Add columns
Lance supports traditional schema evolution: adding, removing, and altering columns in a dataset. Most of these operations can be performed without rewriting the data files in the dataset, making them very efficient operations. In addition, Lance supports data evolution, which allows you to also backfill existing rows with the new column data without rewriting the data files in the dataset, making it highly suitable for use cases like ML feature engineering.
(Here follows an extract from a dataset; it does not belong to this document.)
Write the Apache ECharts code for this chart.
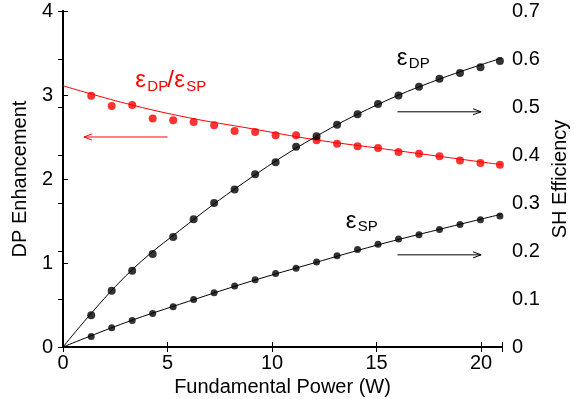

We extend Spark's SQL syntax to support the ALTER TABLE <table_name> ADD COLUMNS <column_a, colum_b, ...> FROM <temporary_view> statement, which allows you to add new columns to a dataset and backfill them with data. The
To use this feature, you need to set
--conf spark.sql.extensions=org.lance.spark.extensions.LanceSparkSessionExtensions
for your Spark application.
Because we use _rowaddr and _fragid to address the target dataset's rows for the new column's data. So, the temporary view should contain _rowaddr and _fragid.
Example:
CREATE TEMPORARY VIEW tmp_view
AS
SELECT _rowaddr, _fragid, hash(name) as name_hash
FROM users;
ALTER TABLE users ADD COLUMNS name_hash FROM tmp_view;
No table rewrite, no data movement—just a new column that is instantly queryable.